The Orgasm Backlash…

I’ve finally shared my blog with the world.

And by world I mean my Facebook page.

After the first day of sharing I was sick to my stomach.  In the middle of the night, I ran downstairs to the computer and jumped on Facebook and started messaging my friends to take “My Blog” off their Facebook Wall.  I was anxious.

But the worst was yet to come.

I blog alot about my friends. Usually, after I blog about them I send them the link to let them think they are super duper famous.   Tricky, eh.

Maybe my friends aren’t that bright. But, I like them.  Even in their skinny jeans and boots.

I usually do not ask for permission.  And it’s been a pretty successful system.

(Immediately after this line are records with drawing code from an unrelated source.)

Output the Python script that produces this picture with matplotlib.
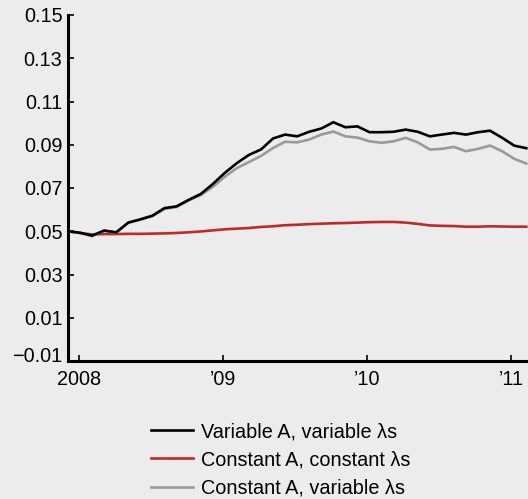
import matplotlib
matplotlib.use("Agg")
import matplotlib.pyplot as plt
import matplotlib.transforms as mtransforms
import numpy as np

plt.rcParams['font.family'] = ['Liberation Sans', 'DejaVu Sans']

# Monthly observations, Dec 2007 onward (month index 0 = Dec 2007)
months = list(range(39))
variable_A_variable_l = [0.0500, 0.0493, 0.0480, 0.0503, 0.0495, 0.0540, 0.0555, 0.0572,
                         0.0607, 0.0615, 0.0645, 0.0672, 0.0718, 0.0770, 0.0815, 0.0853,
                         0.0878, 0.0929, 0.0947, 0.0939, 0.0960, 0.0975, 0.1004, 0.0981,
                         0.0985, 0.0958, 0.0958, 0.0960, 0.0970, 0.0960, 0.0939, 0.0947,
                         0.0955, 0.0947, 0.0958, 0.0965, 0.0932, 0.0896, 0.0884]
constant_A_constant_l = [0.0500, 0.0492, 0.0485, 0.0487, 0.0487, 0.0488, 0.0488, 0.0489,
                         0.0490, 0.0492, 0.0495, 0.0499, 0.0504, 0.0509, 0.0512, 0.0515,
                         0.0520, 0.0523, 0.0528, 0.0530, 0.0533, 0.0535, 0.0537, 0.0538,
                         0.0540, 0.0542, 0.0543, 0.0543, 0.0540, 0.0534, 0.0527, 0.0525,
                         0.0524, 0.0521, 0.0521, 0.0523, 0.0522, 0.0521, 0.0521]
constant_A_variable_l = [0.0500, 0.0492, 0.0477, 0.0503, 0.0494, 0.0540, 0.0553, 0.0570,
                         0.0603, 0.0612, 0.0642, 0.0667, 0.0705, 0.0752, 0.0792, 0.0820,
                         0.0848, 0.0885, 0.0914, 0.0911, 0.0924, 0.0947, 0.0961, 0.0939,
                         0.0933, 0.0916, 0.0909, 0.0916, 0.0932, 0.0911, 0.0878, 0.0881,
                         0.0890, 0.0870, 0.0881, 0.0896, 0.0870, 0.0835, 0.0813]

series_labels = ["Variable A, variable λs", "Constant A, constant λs", "Constant A, variable λs"]
series_colors = ["#000000", "#c0282a", "#9a9a9a"]

# year starts, in month-index units
x_tick_pos = [0.92, 12.85, 24.8, 36.75]
x_tick_labels = ["2008", "\u201909", "\u201910", "\u201911"]
y_ticks = [-0.01, 0.01, 0.03, 0.05, 0.07, 0.09, 0.11, 0.13, 0.15]
y_tick_labels = ["\u22120.01", "0.01", "0.03", "0.05", "0.07", "0.09", "0.11", "0.13", "0.15"]

BG = "#ececec"
W, H = 528, 499
FS = 14.3
fig = plt.figure(figsize=(W / 100, H / 100), dpi=100, facecolor=BG)

left_px, right_px, top_px, bottom_px = 68, 528, 15, 361
ax = fig.add_axes([left_px / W, 1 - bottom_px / H, (right_px - left_px) / W, (bottom_px - top_px) / H])
ax.set_facecolor(BG)

data = [variable_A_variable_l, constant_A_constant_l, constant_A_variable_l]
order = [1, 2, 0]
lines = {}
for i in order:
    ln, = ax.plot(months, data[i], color=series_colors[i], lw=1.9,
                  solid_joinstyle='miter', label=series_labels[i], clip_on=True)
    lines[i] = ln

ax.set_xlim(0, (right_px - left_px) / 12.06)
ax.set_ylim(-0.01, 0.15)

for s in ['top', 'right']:
    ax.spines[s].set_visible(False)
for s in ['left', 'bottom']:
    ax.spines[s].set_linewidth(2.2)
    ax.spines[s].set_color('black')
    ax.spines[s].set_capstyle('projecting')

ax.set_xticks(x_tick_pos)
ax.set_xticklabels(x_tick_labels)
ax.set_yticks(y_ticks)
ax.set_yticklabels(y_tick_labels)
ax.tick_params(axis='both', direction='in', length=4, width=1.2, color='black',
               labelsize=FS, labelcolor='black')
ax.tick_params(axis='y', pad=4)
ax.tick_params(axis='x', pad=6.5)

# raise the bottom y label a little, as in the original
lab = ax.get_yticklabels()[0]
lab.set_transform(lab.get_transform() + mtransforms.ScaledTranslation(0, 7 / 100, fig.dpi_scale_trans))

handles = [lines[0], lines[1], lines[2]]
leg = fig.legend(handles, series_labels, loc='upper left',
                 bbox_to_anchor=(151 / W, 1 - 422 / H), frameon=False,
                 fontsize=FS, handlelength=2.1, handletextpad=0.42,
                 labelspacing=0.47, borderpad=0, borderaxespad=0)
for t in leg.get_texts():
    t.set_color('black')

fig.savefig("out.png", dpi=100, facecolor=BG)
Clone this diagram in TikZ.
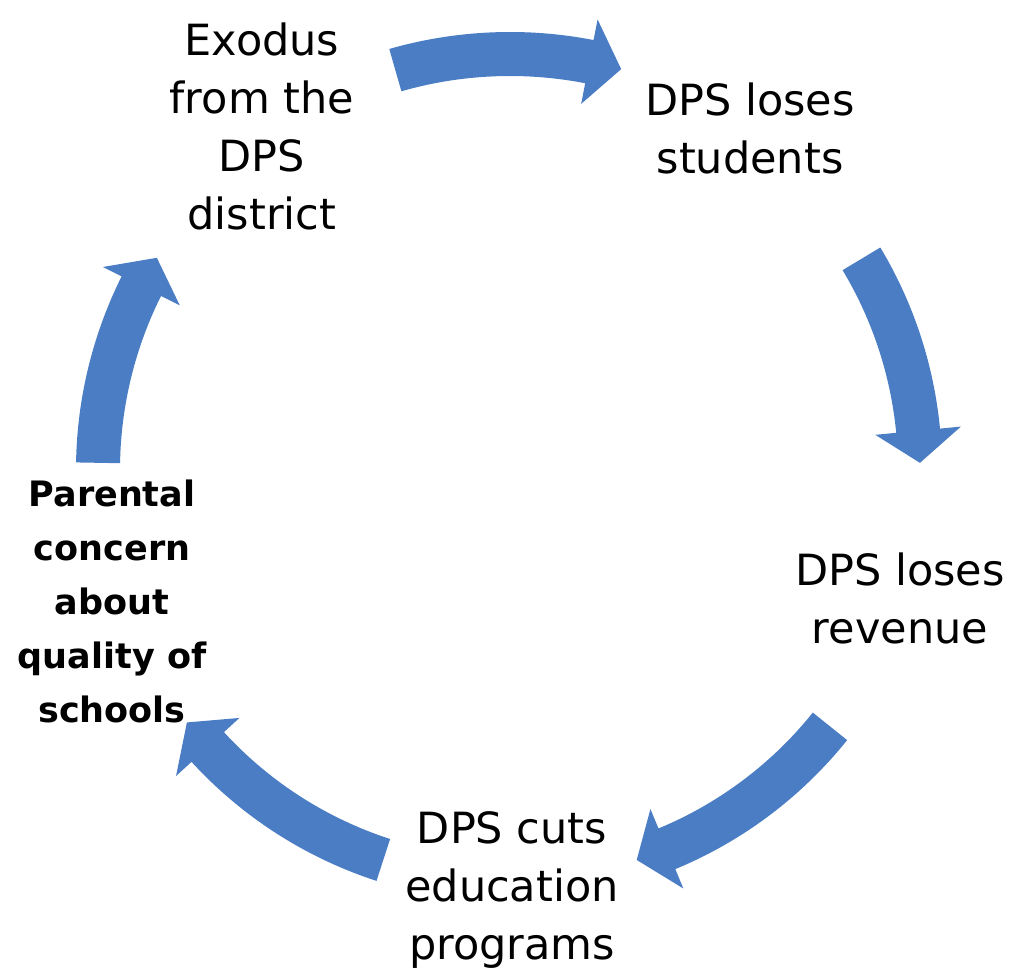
\documentclass[tikz,border=0pt]{standalone}
\usepackage{fontspec}
\setmainfont{DejaVu Sans}
\definecolor{arrowblue}{HTML}{4A7DC4}
\tikzset{
  lbl/.style={align=center, inner sep=0pt, font=\fontsize{43}{58}\selectfont},
  boldlbl/.style={align=center, inner sep=0pt, font=\fontsize{35}{54}\selectfont\bfseries},
  cyclearrow/.style={fill=arrowblue, draw=none}
}
% #1 start angle, #2 head base angle, #3 tip angle, #4 radius
\newcommand{\blockarrow}[4]{%
  \fill[cyclearrow] (#1:#4+22) arc[start angle=#1, end angle=#2, radius=#4+22]
    -- (#2:#4+43) -- (#3:#4) -- (#2:#4-43) -- (#2:#4-22)
    arc[start angle=#2, end angle=#1, radius=#4-22] -- cycle;}
\begin{document}
\begin{tikzpicture}[x=1pt,y=1pt]
  \useasboundingbox (0,0) rectangle (1016,-979);
  \coordinate (C) at (510,-470);
  \node[lbl] (exodus) at (262,-126) {Exodus\\from the\\DPS\\district};
  \node[lbl] (students) at (750,-128) {DPS loses\\students};
  \node[lbl] (revenue) at (900,-598) {DPS loses\\revenue};
  \node[lbl] (cuts) at (512,-890) {DPS cuts\\education\\programs};
  \node[boldlbl] (parental) at (112,-601) {Parental\\concern\\about\\quality of\\schools};
  \begin{scope}[shift={(C)}]
    \blockarrow{106}{79}{74.5}{416}
    \blockarrow{31}{5.5}{1}{410}
    \blockarrow{-38.7}{-67.5}{-72}{410}
    \blockarrow{-108}{-137.5}{-142}{410}
    \blockarrow{179}{153.5}{149}{412}
  \end{scope}
\end{tikzpicture}
\end{document}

I was at a friends baby shower. And I had to leave a little bit earlier than the other guests. As I was trying to sneak out the Momma to be says, “Oh, now you are probably going to go home and blog about this totally boring baby shower that you were at!”

I laughed it off.

Then one of the guests said, “I just want to know who the woman is that has 3 orgasms!

My mouth dropped.

I don’t really blush.

But, do you know who did?  The hostess.

Her poor face was all sort of shades of red. Think tomatoe. Think Elmo.  Think Canada Flag.

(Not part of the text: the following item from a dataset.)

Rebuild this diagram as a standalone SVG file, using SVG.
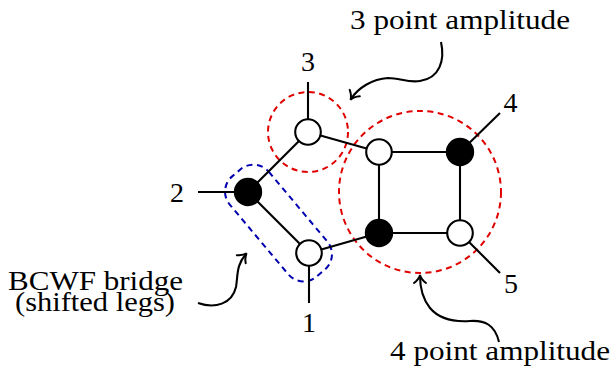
<svg xmlns="http://www.w3.org/2000/svg" width="616" height="367" viewBox="0 0 616 367">
<style>
  .edge { stroke: #000; stroke-width: 2.1; fill: none; }
  .wnode { fill: #fff; stroke: #000; stroke-width: 2.1; }
  .bnode { fill: #000; stroke: #000; stroke-width: 2; }
  .red { fill: none; stroke: #e00000; stroke-width: 2; stroke-dasharray: 6 4.5; }
  .blue { fill: none; stroke: #0000b0; stroke-width: 2; stroke-dasharray: 6 4.5; }
  .lbl { font-family: "Liberation Serif", "DejaVu Serif", serif; font-size: 28px; fill: #000; text-anchor: middle; }
  .ann { stroke: #000; stroke-width: 2.1; fill: none; marker-end: url(#tip); }
</style>
<defs>
  <marker id="tip" markerUnits="userSpaceOnUse" markerWidth="20" markerHeight="20" viewBox="-10 -10 20 20" refX="0" refY="0" orient="auto" overflow="visible">
    <path d="M -7,-6 C -4,-2 -1,-0.5 1,0 C -1,0.5 -4,2 -7,6" fill="none" stroke="#000" stroke-width="2" stroke-linecap="round"/>
  </marker>
</defs>
<rect width="616" height="367" fill="#fff"/>

<g id="regions">
  <circle class="red" cx="308" cy="132" r="40"/>
  <circle class="red" cx="420" cy="192" r="81"/>
  <rect class="blue" x="-65.5" y="-25.5" width="131" height="51" rx="20" transform="translate(278.5,223) rotate(50)"/>
</g>

<g id="connectors">
  <line class="edge" x1="248" y1="192" x2="308" y2="132"/>
  <line class="edge" x1="248" y1="192" x2="309" y2="253"/>
  <line class="edge" x1="308" y1="132" x2="379" y2="152"/>
  <line class="edge" x1="309" y1="253" x2="379" y2="233"/>
  <line class="edge" x1="379" y1="152" x2="460" y2="152"/>
  <line class="edge" x1="379" y1="233" x2="460" y2="233"/>
  <line class="edge" x1="379" y1="152" x2="379" y2="233"/>
  <line class="edge" x1="460" y1="152" x2="460" y2="233"/>
  <line class="edge" x1="308" y1="132" x2="308" y2="82"/>
  <line class="edge" x1="248" y1="192" x2="198" y2="192"/>
  <line class="edge" x1="309" y1="253" x2="309" y2="303"/>
  <line class="edge" x1="460" y1="152" x2="500" y2="113"/>
  <line class="edge" x1="460" y1="233" x2="500" y2="273"/>
  <path class="ann" d="M 441,42 C 445,60 440,78 420,81 C 408,83 400,78 388,78 C 372,79 358,88 351,99"/>
  <path class="ann" d="M 499,342 C 495,325 485,320 470,321 C 455,322 440,320 430,308 C 422,298 420,288 420,276"/>
  <path class="ann" d="M 198,303 C 215,309 232,304 236,287 C 238,276 236,265 246,254"/>
</g>

<g id="node-3"><circle class="wnode" cx="308" cy="132" r="12.8"/></g>
<g id="node-2"><circle class="bnode" cx="248" cy="192" r="13.2"/></g>
<g id="node-1"><circle class="wnode" cx="309" cy="253" r="12.8"/></g>
<g id="node-sq-tl"><circle class="wnode" cx="379" cy="152" r="12.8"/></g>
<g id="node-sq-tr"><circle class="bnode" cx="460" cy="152" r="13.2"/></g>
<g id="node-sq-bl"><circle class="bnode" cx="379" cy="233" r="13.2"/></g>
<g id="node-sq-br"><circle class="wnode" cx="460" cy="233" r="12.8"/></g>

<g id="labels">
  <text class="lbl" x="308" y="70.5">3</text>
  <text class="lbl" x="177" y="202">2</text>
  <text class="lbl" x="309" y="332">1</text>
  <text class="lbl" x="510.5" y="112">4</text>
  <text class="lbl" x="511" y="293">5</text>
  <text class="lbl" x="460" y="29" textLength="220" lengthAdjust="spacingAndGlyphs">3 point amplitude</text>
  <text class="lbl" x="500" y="360" textLength="220" lengthAdjust="spacingAndGlyphs">4 point amplitude</text>
  <text class="lbl" x="95.5" y="290" textLength="175" lengthAdjust="spacingAndGlyphs">BCWF bridge</text>
  <text class="lbl" x="95" y="311" textLength="160" lengthAdjust="spacingAndGlyphs">(shifted legs)</text>
</g>
</svg>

Uh. Oh. This. Was. Not. Good.

I couldn’t get out of there fast enough.

As, I was driving home I was thinking about how I could have diffused the situation. How will I ever make this up to my friend?

Then I realized…

Um…. she has three orgasms every time she has sex.  Any woman who has three orgasms every time she has sex, is not capable of being mad for too long.